Fazla Çalışmanın İspatında Husumetli Tanık Beyanı Kabul Edilebilir Mi?

İş yargılamalarında halihazırda çalışan işçilerin işveren aleyhinde tanıklık yapmak istememesi yahut çalışılan iş yerinde işçi sayısının az olması nedenleri ile fazla mesai ispatında işçilerin tanık bulmakta zorlandıkları sıkça karşılaşılan bir durumdur. Bu gibi durumlarda işverene karşı dava açmış kişilerin tanıklığının geçerli ve yeterli olup olmayacağının değerlendirilmesi gereklidir. Yargıtay’ın istikrar kazanmış değerlendirmeleri husumetli olan kişilerin tanıklıklarına ihtiyatlı yaklaşılması yönündedir. Yargıtay Hukuk Genel Kurulu, E. 2022/716 K. 2023/603 T. 07.06.2023 tarihli içtihadında özetle: “Çalışma sürelerinin ispatı noktasında işverene karşı dava açan tanıkların beyanlarına ihtiyatla yaklaşılması gerekir. Fazla çalışma, hafta ve genel tatili alacaklarının ispatında salt husumetli tanık beyanlarıyla sonuca gidilemez.Bununla birlikte yan delil ya da olgularla desteklenen husumetli tanık beyanlarına itibar edilmelidir. Bu çerçevede; işin ve işyerinin özellikleri, davalı tanıklarının anlatımları, iş müfettişinin düzenlediği tutanak veya raporlar ve aynı çalışma dönemi ile ilgili olarak söz konusu alacakların varlığına ilişkin kesinleşmiş mahkeme kararları gibi hususlar yan delil ya da olgular olarak değerlendirilebilir." Şeklinde ifade edilmiştir.
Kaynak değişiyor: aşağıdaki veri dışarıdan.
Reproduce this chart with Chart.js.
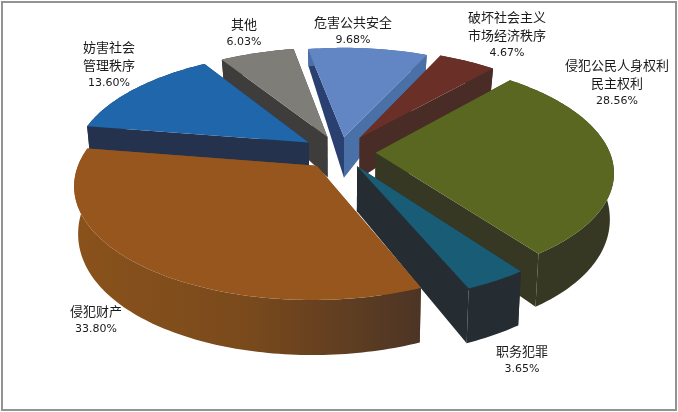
<!DOCTYPE html>
<html>
<head>
<meta charset="utf-8">
<style>
body { margin: 0; background: #fff; }
#wrap { position: relative; width: 678px; height: 412px; }
#frame { position: absolute; left: 1px; top: 1px; right: 1px; bottom: 1px; border: 2px solid #939393; pointer-events: none; }
</style>
<script src="https://cdn.jsdelivr.net/npm/chart.js@4/dist/chart.umd.min.js"></script>
</head>
<body>
<div id="wrap">
<canvas id="chart" width="678" height="412"></canvas>
<div id="frame"></div>
</div>
<script>
const categories = ['危害公共安全', '破坏社会主义市场经济秩序', '侵犯公民人身权利民主权利', '职务犯罪', '侵犯财产', '妨害社会管理秩序', '其他'];
const shares = [9.68, 4.67, 28.56, 3.65, 33.80, 13.60, 6.03];
const percentLabels = ['9.68%', '4.67%', '28.56%', '3.65%', '33.80%', '13.60%', '6.03%'];

const topColors = ['#6286c4', '#6a2f27', '#5a6720', '#195c75', '#96561e', '#2066ab', '#7f7d78'];
const rimColors = ['#4a70a8', '#4a2c27', '#363823', '#252d33', '#7f4c1a', '#24324d', '#3f3d3b'];
const endWallColors = ['#4a70a8', '#4a2c27', '#363823', '#252d33', '#7f4c1a', '#24324d', '#3f3d3b'];
const startWallColors = ['#2a4070', '#4a2c27', '#363823', '#252d33', '#7f4c1a', '#24324d', '#3f3d3b'];
const explode = [27, 30, 29, 28, 30, 31, 29];
const drawOrder = [6, 0, 1, 5, 2, 3, 4];

// label lines and the pixel spot of each label's centre column / first baseline
const labelLines = [['危害公共安全'], ['破坏社会主义', '市场经济秩序'], ['侵犯公民人身权利', '民主权利'], ['职务犯罪'], ['侵犯财产'], ['妨害社会', '管理秩序'], ['其他']];
const labelSpots = [[353, 27], [507, 22], [617, 70], [522, 356], [96, 316], [109, 52], [244, 29]];

// ground plane to screen, simple perspective
const cx = 340, cy = 152, scaleX = 234, scaleY = 108, persp = 0.16;
function project(u, v) {
    const w = 1 / (1 - persp * v);
    return [cx + scaleX * u * w, cy + scaleY * v * w];
}
function drop(u, v) {
    const p = project(u, v);
    const d = 43 + 16.8 * v - 5.4 * v * v;
    return [cx + (p[0] - cx) * 0.985, p[1] + d];
}

function fillPoly(ctx, pts, color) {
    ctx.beginPath();
    pts.forEach((p, i) => i ? ctx.lineTo(p[0], p[1]) : ctx.moveTo(p[0], p[1]));
    ctx.closePath();
    ctx.fillStyle = color;
    ctx.fill();
}

function drawWedge(ctx, arc, i) {
    const a = arc.getProps(['startAngle', 'endAngle', 'outerRadius'], true);
    const mid = (a.startAngle + a.endAngle) / 2;
    const ou = arc.options.offset * Math.cos(mid) / a.outerRadius;
    const ov = arc.options.offset * Math.sin(mid) / a.outerRadius;
    const rim = [];
    const steps = Math.ceil((a.endAngle - a.startAngle) / 0.02);
    for (let s = 0; s <= steps; s++) {
        const t = a.startAngle + (a.endAngle - a.startAngle) * s / steps;
        rim.push([ou + Math.cos(t), ov + Math.sin(t)]);
    }
    const top = rim.map(r => project(r[0], r[1]));
    const bottom = rim.map(r => drop(r[0], r[1]));
    const apexTop = project(ou, ov);
    const apexBottom = drop(ou, ov);

    fillPoly(ctx, [apexTop, top[0], bottom[0], apexBottom], startWallColors[i]);
    fillPoly(ctx, [apexTop, top[steps], bottom[steps], apexBottom], endWallColors[i]);

    let rimFill = rimColors[i];
    if (categories[i] === '侵犯财产') {
        rimFill = ctx.createLinearGradient(73, 0, 418, 0);
        rimFill.addColorStop(0, '#8a521b');
        rimFill.addColorStop(0.5, '#7a4a1c');
        rimFill.addColorStop(1, '#4d3525');
    }
    fillPoly(ctx, top.concat(bottom.slice().reverse()), rimFill);
    fillPoly(ctx, [apexTop].concat(top), topColors[i]);
}

const pie3d = {
    id: 'pie3d',
    beforeDatasetDraw: () => false,
    afterDatasetsDraw(chart) {
        const ctx = chart.ctx;
        const arcs = chart.getDatasetMeta(0).data;
        ctx.save();
        drawOrder.forEach(i => drawWedge(ctx, arcs[i], i));
        ctx.textAlign = 'center';
        ctx.fillStyle = '#1a1a1a';
        categories.forEach((c, i) => {
            const spot = labelSpots[i];
            ctx.font = '13px "Noto Sans CJK SC"';
            labelLines[i].forEach((line, k) => ctx.fillText(line, spot[0], spot[1] + k * 18));
            ctx.font = '11px "DejaVu Sans"';
            ctx.fillText(percentLabels[i], spot[0], spot[1] + labelLines[i].length * 18 - 2);
        });
        ctx.restore();
    }
};

new Chart(document.getElementById('chart'), {
    type: 'pie',
    data: {
        labels: categories,
        datasets: [{ data: shares, backgroundColor: topColors, offset: explode, borderWidth: 0 }]
    },
    options: {
        responsive: false,
        animation: false,
        devicePixelRatio: 1,
        rotation: -10.3,
        plugins: { legend: { display: false }, tooltip: { enabled: false } }
    },
    plugins: [pie3d]
});
</script>
</body>
</html>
Fazla mesai alacak kalemi iş davalarında en fazla talep edilen alacak kalemlerinin başında gelmektedir. Bu açıdan fazla mesai alacağı için başvuran işçilerin elverişli vasıtalarla alacağını ispat edememesi durumunda hak kaybı yaşayacakları açıktır. Fazla mesai alacağının ispatı yukarıda izah ettiğimiz hususlar itibari ile çeşitli olasılıklara göre farklılık arz ettiğinden yargılamada ancak geçerli ispat yöntemi kullanılarak hakkın özüne ulaşılabileceği unutulmamalıdır.